Customization is another strategic benefit of alternative financing. These lenders understand and accommodate deal dynamics and your business’s finances. They fit the funding to you. Say you’re rolling over existing debt immediately before closing on the merger. Non-bank financiers can create repayment schedules and covenants to work smoothly with your post-close strategy.
You can also strategically protect your equity with non-bank M&A financing. Instead of bringing in additional partners or investors, you can use debt and hybrid instruments to fund the acquisition and retain your authority.
Alternative Financing Solutions for M&A Deals
Non-traditional financing companies design solutions to fund acquisitions and provide working capital post-close. These tools can ensure you strike the right deal and hit the ground running. Let’s walk through some of the most valuable alternative financing tools for mergers and acquisitions.
1. Mezzanine Financing
This hybrid of debt and equity is ideal when you need to fill a funding gap between senior debt and your equity contribution. It’s typically unsecured, carries a higher interest rate than senior debt, and may include warrants or conversion options. Mezzanine financing offers structural flexibility for your capital stack and protects your equity.

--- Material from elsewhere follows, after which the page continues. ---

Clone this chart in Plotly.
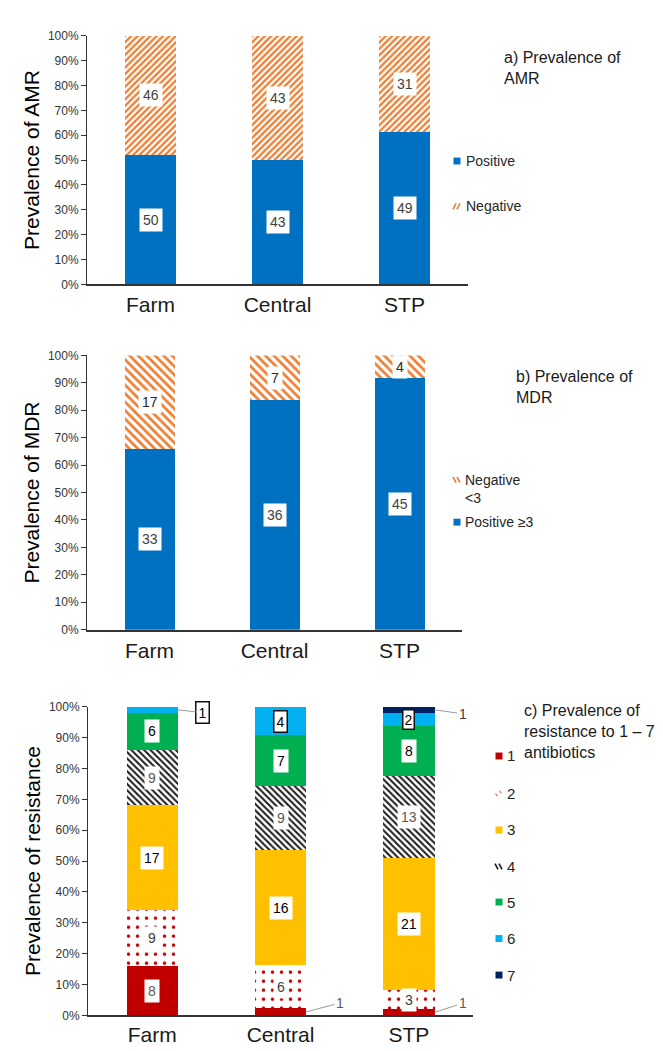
import plotly.graph_objects as go

sites = ["Farm", "Central", "STP"]

# a) AMR counts
amr_pos = [50, 43, 49]
amr_neg = [46, 43, 31]

# b) MDR counts
mdr_pos = [33, 36, 45]
mdr_neg = [17, 7, 4]

# c) number of antibiotics resisted (1..7)
res_labels = ["1", "2", "3", "4", "5", "6", "7"]
res_1 = [8, 1, 1]
res_2 = [9, 6, 3]
res_3 = [17, 16, 21]
res_4 = [9, 9, 13]
res_5 = [6, 7, 8]
res_6 = [1, 4, 2]
res_7 = [0, 0, 1]

FONT = "Arial, Liberation Sans, sans-serif"
BLUE = "#0070C0"
ORANGE = "#ED7D31"
W, H = 663, 1051


def px(x):
    return x / W


def py(y):
    return 1 - y / H


def pct(vals, totals):
    return [v / t * 100 for v, t in zip(vals, totals)]


def hatch(shape, color, size, sol=0.45):
    return dict(color="white", pattern=dict(shape=shape, fgcolor=color, bgcolor="white",
                                            fgopacity=1, size=size, solidity=sol))


fig = go.Figure()

# ---------- a) ----------
amr_tot = [p + n for p, n in zip(amr_pos, amr_neg)]
for name, vals, mk in [("Positive", amr_pos, dict(color=BLUE)),
                       ("Negative", amr_neg, hatch("/", ORANGE, 4.5, 0.5))]:
    fig.add_bar(x=sites, y=pct(vals, amr_tot), name=name, marker=dict(line=dict(width=0), **mk),
                xaxis="x", yaxis="y", width=0.4, customdata=vals,
                hovertemplate="%{x}: %{customdata}<extra>" + name + "</extra>")

# ---------- b) ----------
mdr_tot = [p + n for p, n in zip(mdr_pos, mdr_neg)]
for name, vals, mk in [("Positive ≥3", mdr_pos, dict(color=BLUE)),
                       ("Negative <3", mdr_neg, hatch("\\", ORANGE, 6, 0.45))]:
    fig.add_bar(x=sites, y=pct(vals, mdr_tot), name=name, marker=dict(line=dict(width=0), **mk),
                xaxis="x2", yaxis="y2", width=0.4, customdata=vals,
                hovertemplate="%{x}: %{customdata}<extra>" + name + "</extra>")

# ---------- c) ----------
res_all = [res_1, res_2, res_3, res_4, res_5, res_6, res_7]
res_tot = [sum(col) for col in zip(*res_all)]
RED, YEL, GRN, LBL, NAV = "#C00000", "#FFC000", "#00B050", "#00B0F0", "#002060"
res_marker = [
    dict(color=RED),
    hatch(".", RED, 9, 0.12),
    dict(color=YEL),
    hatch("\\", "#1a1a1a", 4.5, 0.45),
    dict(color=GRN),
    dict(color=LBL),
    dict(color=NAV),
]
for lab, vals, mk in zip(res_labels, res_all, res_marker):
    fig.add_bar(x=sites, y=pct(vals, res_tot), name=lab, marker=dict(line=dict(width=0), **mk),
                xaxis="x3", yaxis="y3", width=0.4, customdata=vals,
                hovertemplate="%{x}: %{customdata}<extra>" + lab + "</extra>")

# ---------- value labels ----------
ann = []


def seg_labels(xref, yref, series_vals, totals, colors, special=None):
    special = special or {}
    for si, vals in enumerate(series_vals):
        for ci, v in enumerate(vals):
            if v == 0:
                continue
            base = sum(series_vals[k][ci] for k in range(si)) / totals[ci] * 100
            mid = base + v / totals[ci] * 50
            a = dict(x=ci, y=mid, xref=xref, yref=yref, text=str(v), showarrow=False,
                     bgcolor="white", borderpad=3,
                     font=dict(family=FONT, size=14, color=colors[si]))
            if (si, ci) in special:
                a.update(special[(si, ci)])
            ann.append(a)


seg_labels("x", "y", [amr_pos, amr_neg], amr_tot, ["#404040", "#404040"])
seg_labels("x2", "y2", [mdr_pos, mdr_neg], mdr_tot, ["#404040", "#262626"])

lead = dict(showarrow=True, arrowhead=0, arrowwidth=1, arrowcolor="#9a9a9a")
c_special = {
    (0, 1): dict(x=1.2, ax=34, ay=-9, bgcolor="rgba(0,0,0,0)", borderpad=1, **lead),
    (0, 2): dict(x=2.2, ax=28, ay=-9, bgcolor="rgba(0,0,0,0)", borderpad=1, **lead),
    (5, 0): dict(x=0.2, ax=25, ay=3, bordercolor="#111", borderwidth=1.5, borderpad=2, **lead),
    (5, 1): dict(bordercolor="#111", borderwidth=1.5, borderpad=2),
    (5, 2): dict(bordercolor="#111", borderwidth=1.5, borderpad=1),
    (6, 2): dict(x=2.2, ax=28, ay=4, bgcolor="rgba(0,0,0,0)", borderpad=1, **lead),
}
c_cols = ["#595959", "#404040", "black", "#595959", "black", "black", "#404040"]
seg_labels("x3", "y3", res_all, res_tot, c_cols, special=c_special)

# ---------- panel titles ----------
for t, x0, ytop in [("a) Prevalence of<br>AMR", 494, 32),
                    ("b) Prevalence of<br>MDR", 506, 356),
                    ("c) Prevalence of<br>resistance to 1 – 7<br>antibiotics", 514, 694)]:
    ann.append(dict(x=px(x0), y=py(ytop), xref="paper", yref="paper", text=t, showarrow=False,
                    xanchor="left", yanchor="top", align="left",
                    font=dict(family=FONT, size=16, color="#1a1a1a")))

# ---------- legends (drawn as swatch + text) ----------
shapes = []


def swatch(cx, cy, kind, color):
    if kind == "solid":
        shapes.append(dict(type="rect", xref="paper", yref="paper",
                           x0=px(cx - 3.5), x1=px(cx + 3.5), y0=py(cy + 3.5), y1=py(cy - 3.5),
                           fillcolor=color, line=dict(width=0)))
    elif kind in ("/", "\\"):
        for off in (-2.5, 1.5):
            if kind == "/":
                x0, y0, x1, y1 = cx + off - 1.5, cy + 3, cx + off + 1.5, cy - 3
            else:
                x0, y0, x1, y1 = cx + off - 1.5, cy - 3, cx + off + 1.5, cy + 3
            shapes.append(dict(type="line", xref="paper", yref="paper",
                               x0=px(x0), y0=py(y0), x1=px(x1), y1=py(y1),
                               line=dict(color=color, width=1.6)))
    elif kind == "dots":
        for (dx, dy) in [(-2.5, 1.5), (1.5, -1.5)]:
            shapes.append(dict(type="line", xref="paper", yref="paper",
                               x0=px(cx + dx - 1), y0=py(cy + dy - 1), x1=px(cx + dx + 1), y1=py(cy + dy + 1),
                               line=dict(color=color, width=1)))


def leg_text(x, y, text, size=14):
    ann.append(dict(x=px(x), y=py(y), xref="paper", yref="paper", text=text, showarrow=False,
                    xanchor="left", yanchor="middle", align="left",
                    font=dict(family=FONT, size=size, color="#262626")))


# a)
swatch(449, 148, "solid", BLUE)
leg_text(456, 148, "Positive")
swatch(449, 194, "/", ORANGE)
leg_text(456, 194, "Negative")
# b)
swatch(449, 471, "\\", ORANGE)
leg_text(455, 480, "Negative<br><3")
swatch(449, 514, "solid", BLUE)
leg_text(455, 514, "Positive ≥3")
# c)
c_kinds = [("solid", RED), ("dots", RED), ("solid", YEL), ("\\", "#1a1a1a"),
           ("solid", GRN), ("solid", LBL), ("solid", NAV)]
c_ys = [751, 789, 826, 863, 899, 936, 973]
for lab, (kind, col), yy in zip(res_labels, c_kinds, c_ys):
    swatch(491, yy, kind, col)
    leg_text(497, yy, lab, size=15)

# ---------- axes ----------
yax_common = dict(range=[0, 100], dtick=10, ticksuffix="%", showgrid=False, zeroline=False,
                  showline=True, linecolor="#333", linewidth=1, ticks="outside", ticklen=5,
                  tickcolor="#333", tickfont=dict(family=FONT, size=12, color="#333"),
                  fixedrange=True)
xax_common = dict(type="category", categoryorder="array", categoryarray=sites, range=[-0.5, 2.5],
                  showline=True, linecolor="#333", linewidth=1.5, ticks="", showgrid=False,
                  tickfont=dict(family=FONT, size=21, color="#1a1a1a"),
                  fixedrange=True)


def ytitle(t):
    return dict(text=t, font=dict(family=FONT, size=21, color="black"), standoff=2)


fig.update_layout(
    width=W, height=H,
    margin=dict(l=0, r=0, t=0, b=0),
    paper_bgcolor="white", plot_bgcolor="white",
    barmode="stack", showlegend=False,
    font=dict(family=FONT),
    xaxis=dict(domain=[px(79), px(460)], anchor="y", ticklabelstandoff=1, **xax_common),
    yaxis=dict(domain=[py(273), py(21)], anchor="x", title=ytitle("Prevalence of AMR"), **yax_common),
    xaxis2=dict(domain=[px(79), px(454)], anchor="y2", ticklabelstandoff=1, **xax_common),
    yaxis2=dict(domain=[py(623), py(345)], anchor="x2", title=ytitle("Prevalence of MDR"), **yax_common),
    xaxis3=dict(domain=[px(80), px(465)], anchor="y3", ticklabelstandoff=0, **xax_common),
    yaxis3=dict(domain=[py(1014), py(701)], anchor="x3", title=ytitle("Prevalence of resistance"), **yax_common),
    annotations=ann,
    shapes=shapes,
)

fig.write_html("out.html")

2. Asset-Based Lending (ABL)
If the target company has strong receivables, real estate, inventory, or machinery, you can leverage those assets for financing. ABL solutions offer approvals in seven to 14 days and generous borrowing limits up to 95% of the collateral’s value. Asset-backed products provide speed and flexibility when purchasing a business with valuable tangibles.
3. Revenue-Based Financing
This model allows you to repay capital based on a percentage of future revenue, so your payments adjust with your income. You can secure funding in a few days without diluting your equity to fund your needs before, during, or after your M&A. Revenue-based financing protects your cash flow when you face uncertainty post-acquisition or in the early stages of integration.
4. Business Bridge Loan
When you face pressure to move quickly with an acquisition and are still waiting on your long-term financing, a business bridge loan covers your funding gap. You can apply and secure up to $50 million in capital in a matter of days to move your business deal forward. Then you can use long-term financing or flexible repayment methods to pay off the bridge loan for the long term.
Qualities of an Expert Alternative Financing Partner
At the most basic level, different financing companies offer varying approval and funding speeds, repayment structures, customer support, and product options. Consider what you need from your financing to find a lender to meet those essentials.
To get the deepest level of customization from your financing, look for a partner with experience in your industry, region, deal size, growth plans, and the M&A process. These lending experts will offer strategic insight into capital structures and smooth the way for your business deal.
For example, pharmaceutical companies funding a merger in Cook County, IL, should seek expert mezzanine financing in the Chicago area with positive customer reviews from other businesses in the industry. Those experienced lenders will compare loan options, customize terms to your needs, build a strong capital stack, and support your goals through the M&A process.
Build Momentum, Not Bottlenecks
Your next M&A deal doesn’t have to be slowed down by rigid lending requirements or months of paperwork. Capital doesn’t have to be a bottleneck. Your business loans can work for you with the right experts and products. Alternative financing matches the urgency and complexity of your business deals, smoothing the way forward so you can build momentum and take your company to new heights.